%%

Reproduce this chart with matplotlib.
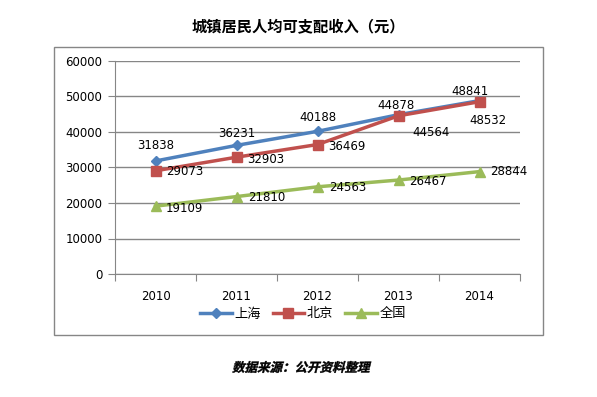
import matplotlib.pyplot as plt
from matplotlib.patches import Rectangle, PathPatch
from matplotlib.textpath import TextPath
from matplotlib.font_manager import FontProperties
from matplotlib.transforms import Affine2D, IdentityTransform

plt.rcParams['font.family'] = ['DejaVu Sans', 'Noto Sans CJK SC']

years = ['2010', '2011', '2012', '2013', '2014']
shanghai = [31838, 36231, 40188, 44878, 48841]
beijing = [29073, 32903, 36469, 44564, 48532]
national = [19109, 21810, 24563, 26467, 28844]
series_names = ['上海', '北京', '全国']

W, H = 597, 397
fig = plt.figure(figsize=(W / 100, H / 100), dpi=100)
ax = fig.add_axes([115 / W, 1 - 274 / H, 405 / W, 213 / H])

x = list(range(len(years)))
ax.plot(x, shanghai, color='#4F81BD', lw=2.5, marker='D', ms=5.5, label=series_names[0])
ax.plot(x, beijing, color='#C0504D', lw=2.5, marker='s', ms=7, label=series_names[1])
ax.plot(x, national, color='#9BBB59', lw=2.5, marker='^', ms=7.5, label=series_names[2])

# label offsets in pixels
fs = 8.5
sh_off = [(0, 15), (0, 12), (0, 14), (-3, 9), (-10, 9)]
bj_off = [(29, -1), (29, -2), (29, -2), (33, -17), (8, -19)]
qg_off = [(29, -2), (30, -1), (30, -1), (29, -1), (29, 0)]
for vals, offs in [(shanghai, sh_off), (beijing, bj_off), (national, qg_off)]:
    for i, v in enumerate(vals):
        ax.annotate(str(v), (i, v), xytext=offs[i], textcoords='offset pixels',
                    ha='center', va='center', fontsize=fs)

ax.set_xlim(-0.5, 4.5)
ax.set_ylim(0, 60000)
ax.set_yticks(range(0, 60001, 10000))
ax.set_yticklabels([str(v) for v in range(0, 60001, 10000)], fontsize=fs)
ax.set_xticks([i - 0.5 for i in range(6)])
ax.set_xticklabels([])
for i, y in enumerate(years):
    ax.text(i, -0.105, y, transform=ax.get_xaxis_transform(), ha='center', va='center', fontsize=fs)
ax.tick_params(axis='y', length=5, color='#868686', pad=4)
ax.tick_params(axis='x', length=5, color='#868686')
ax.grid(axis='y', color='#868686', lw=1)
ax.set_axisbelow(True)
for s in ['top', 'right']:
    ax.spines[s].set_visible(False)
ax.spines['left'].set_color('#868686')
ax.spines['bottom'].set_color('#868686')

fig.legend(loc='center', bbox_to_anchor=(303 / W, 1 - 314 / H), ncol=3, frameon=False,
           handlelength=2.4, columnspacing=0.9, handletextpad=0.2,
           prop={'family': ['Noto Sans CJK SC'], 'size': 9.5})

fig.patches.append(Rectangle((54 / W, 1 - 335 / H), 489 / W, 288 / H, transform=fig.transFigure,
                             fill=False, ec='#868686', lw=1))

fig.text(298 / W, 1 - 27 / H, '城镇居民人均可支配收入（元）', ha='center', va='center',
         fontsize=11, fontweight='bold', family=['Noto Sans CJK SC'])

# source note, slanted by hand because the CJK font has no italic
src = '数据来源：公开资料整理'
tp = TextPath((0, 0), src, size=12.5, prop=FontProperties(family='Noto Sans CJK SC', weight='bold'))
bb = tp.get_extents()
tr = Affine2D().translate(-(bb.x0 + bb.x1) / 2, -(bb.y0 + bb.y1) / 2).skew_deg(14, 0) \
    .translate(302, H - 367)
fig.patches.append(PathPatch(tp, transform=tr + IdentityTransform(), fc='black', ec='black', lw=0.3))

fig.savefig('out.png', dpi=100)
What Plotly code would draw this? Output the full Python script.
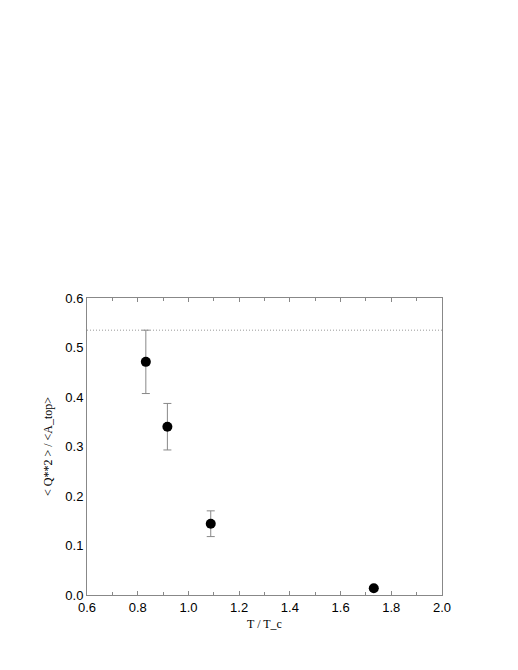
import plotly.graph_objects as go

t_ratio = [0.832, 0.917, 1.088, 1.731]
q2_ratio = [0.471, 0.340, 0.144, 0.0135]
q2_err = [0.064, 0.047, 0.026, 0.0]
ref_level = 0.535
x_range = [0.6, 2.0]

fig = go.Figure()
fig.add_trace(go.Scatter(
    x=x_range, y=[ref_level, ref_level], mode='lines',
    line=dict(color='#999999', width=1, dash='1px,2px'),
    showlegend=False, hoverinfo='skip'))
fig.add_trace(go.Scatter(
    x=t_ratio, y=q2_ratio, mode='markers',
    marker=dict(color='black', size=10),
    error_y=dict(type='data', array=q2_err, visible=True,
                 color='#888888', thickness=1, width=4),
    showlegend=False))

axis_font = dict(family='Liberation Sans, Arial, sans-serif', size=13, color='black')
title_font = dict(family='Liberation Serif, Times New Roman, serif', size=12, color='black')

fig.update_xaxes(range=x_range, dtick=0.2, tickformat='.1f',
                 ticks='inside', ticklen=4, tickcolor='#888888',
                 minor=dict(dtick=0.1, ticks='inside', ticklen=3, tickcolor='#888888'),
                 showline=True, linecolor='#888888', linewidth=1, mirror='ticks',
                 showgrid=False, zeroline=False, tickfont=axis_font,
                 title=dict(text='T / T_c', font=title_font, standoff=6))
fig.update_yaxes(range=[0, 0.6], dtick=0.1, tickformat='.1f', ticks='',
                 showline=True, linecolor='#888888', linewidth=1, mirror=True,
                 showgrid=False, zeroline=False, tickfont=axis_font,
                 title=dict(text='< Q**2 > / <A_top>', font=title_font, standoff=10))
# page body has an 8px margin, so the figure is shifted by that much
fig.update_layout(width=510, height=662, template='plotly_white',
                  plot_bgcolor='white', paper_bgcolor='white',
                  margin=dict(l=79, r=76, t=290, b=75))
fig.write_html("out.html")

%%

Directive >> Each entry must be retyped word for word, with every image omitted.

Result of the exercise >>
Reproduce this chart with matplotlib.
import matplotlib.pyplot as plt
from matplotlib.patches import Rectangle, PathPatch
from matplotlib.textpath import TextPath
from matplotlib.font_manager import FontProperties
from matplotlib.transforms import Affine2D, IdentityTransform

plt.rcParams['font.family'] = ['DejaVu Sans', 'Noto Sans CJK SC']

years = ['2010', '2011', '2012', '2013', '2014']
shanghai = [31838, 36231, 40188, 44878, 48841]
beijing = [29073, 32903, 36469, 44564, 48532]
national = [19109, 21810, 24563, 26467, 28844]
series_names = ['上海', '北京', '全国']

W, H = 597, 397
fig = plt.figure(figsize=(W / 100, H / 100), dpi=100)
ax = fig.add_axes([115 / W, 1 - 274 / H, 405 / W, 213 / H])

x = list(range(len(years)))
ax.plot(x, shanghai, color='#4F81BD', lw=2.5, marker='D', ms=5.5, label=series_names[0])
ax.plot(x, beijing, color='#C0504D', lw=2.5, marker='s', ms=7, label=series_names[1])
ax.plot(x, national, color='#9BBB59', lw=2.5, marker='^', ms=7.5, label=series_names[2])

# label offsets in pixels
fs = 8.5
sh_off = [(0, 15), (0, 12), (0, 14), (-3, 9), (-10, 9)]
bj_off = [(29, -1), (29, -2), (29, -2), (33, -17), (8, -19)]
qg_off = [(29, -2), (30, -1), (30, -1), (29, -1), (29, 0)]
for vals, offs in [(shanghai, sh_off), (beijing, bj_off), (national, qg_off)]:
    for i, v in enumerate(vals):
        ax.annotate(str(v), (i, v), xytext=offs[i], textcoords='offset pixels',
                    ha='center', va='center', fontsize=fs)

ax.set_xlim(-0.5, 4.5)
ax.set_ylim(0, 60000)
ax.set_yticks(range(0, 60001, 10000))
ax.set_yticklabels([str(v) for v in range(0, 60001, 10000)], fontsize=fs)
ax.set_xticks([i - 0.5 for i in range(6)])
ax.set_xticklabels([])
for i, y in enumerate(years):
    ax.text(i, -0.105, y, transform=ax.get_xaxis_transform(), ha='center', va='center', fontsize=fs)
ax.tick_params(axis='y', length=5, color='#868686', pad=4)
ax.tick_params(axis='x', length=5, color='#868686')
ax.grid(axis='y', color='#868686', lw=1)
ax.set_axisbelow(True)
for s in ['top', 'right']:
    ax.spines[s].set_visible(False)
ax.spines['left'].set_color('#868686')
ax.spines['bottom'].set_color('#868686')

fig.legend(loc='center', bbox_to_anchor=(303 / W, 1 - 314 / H), ncol=3, frameon=False,
           handlelength=2.4, columnspacing=0.9, handletextpad=0.2,
           prop={'family': ['Noto Sans CJK SC'], 'size': 9.5})

fig.patches.append(Rectangle((54 / W, 1 - 335 / H), 489 / W, 288 / H, transform=fig.transFigure,
                             fill=False, ec='#868686', lw=1))

fig.text(298 / W, 1 - 27 / H, '城镇居民人均可支配收入（元）', ha='center', va='center',
         fontsize=11, fontweight='bold', family=['Noto Sans CJK SC'])

# source note, slanted by hand because the CJK font has no italic
src = '数据来源：公开资料整理'
tp = TextPath((0, 0), src, size=12.5, prop=FontProperties(family='Noto Sans CJK SC', weight='bold'))
bb = tp.get_extents()
tr = Affine2D().translate(-(bb.x0 + bb.x1) / 2, -(bb.y0 + bb.y1) / 2).skew_deg(14, 0) \
    .translate(302, H - 367)
fig.patches.append(PathPatch(tp, transform=tr + IdentityTransform(), fc='black', ec='black', lw=0.3))

fig.savefig('out.png', dpi=100)
What Plotly code would draw this? Output the full Python script.
import plotly.graph_objects as go

t_ratio = [0.832, 0.917, 1.088, 1.731]
q2_ratio = [0.471, 0.340, 0.144, 0.0135]
q2_err = [0.064, 0.047, 0.026, 0.0]
ref_level = 0.535
x_range = [0.6, 2.0]

fig = go.Figure()
fig.add_trace(go.Scatter(
    x=x_range, y=[ref_level, ref_level], mode='lines',
    line=dict(color='#999999', width=1, dash='1px,2px'),
    showlegend=False, hoverinfo='skip'))
fig.add_trace(go.Scatter(
    x=t_ratio, y=q2_ratio, mode='markers',
    marker=dict(color='black', size=10),
    error_y=dict(type='data', array=q2_err, visible=True,
                 color='#888888', thickness=1, width=4),
    showlegend=False))

axis_font = dict(family='Liberation Sans, Arial, sans-serif', size=13, color='black')
title_font = dict(family='Liberation Serif, Times New Roman, serif', size=12, color='black')

fig.update_xaxes(range=x_range, dtick=0.2, tickformat='.1f',
                 ticks='inside', ticklen=4, tickcolor='#888888',
                 minor=dict(dtick=0.1, ticks='inside', ticklen=3, tickcolor='#888888'),
                 showline=True, linecolor='#888888', linewidth=1, mirror='ticks',
                 showgrid=False, zeroline=False, tickfont=axis_font,
                 title=dict(text='T / T_c', font=title_font, standoff=6))
fig.update_yaxes(range=[0, 0.6], dtick=0.1, tickformat='.1f', ticks='',
                 showline=True, linecolor='#888888', linewidth=1, mirror=True,
                 showgrid=False, zeroline=False, tickfont=axis_font,
                 title=dict(text='< Q**2 > / <A_top>', font=title_font, standoff=10))
# page body has an 8px margin, so the figure is shifted by that much
fig.update_layout(width=510, height=662, template='plotly_white',
                  plot_bgcolor='white', paper_bgcolor='white',
                  margin=dict(l=79, r=76, t=290, b=75))
fig.write_html("out.html")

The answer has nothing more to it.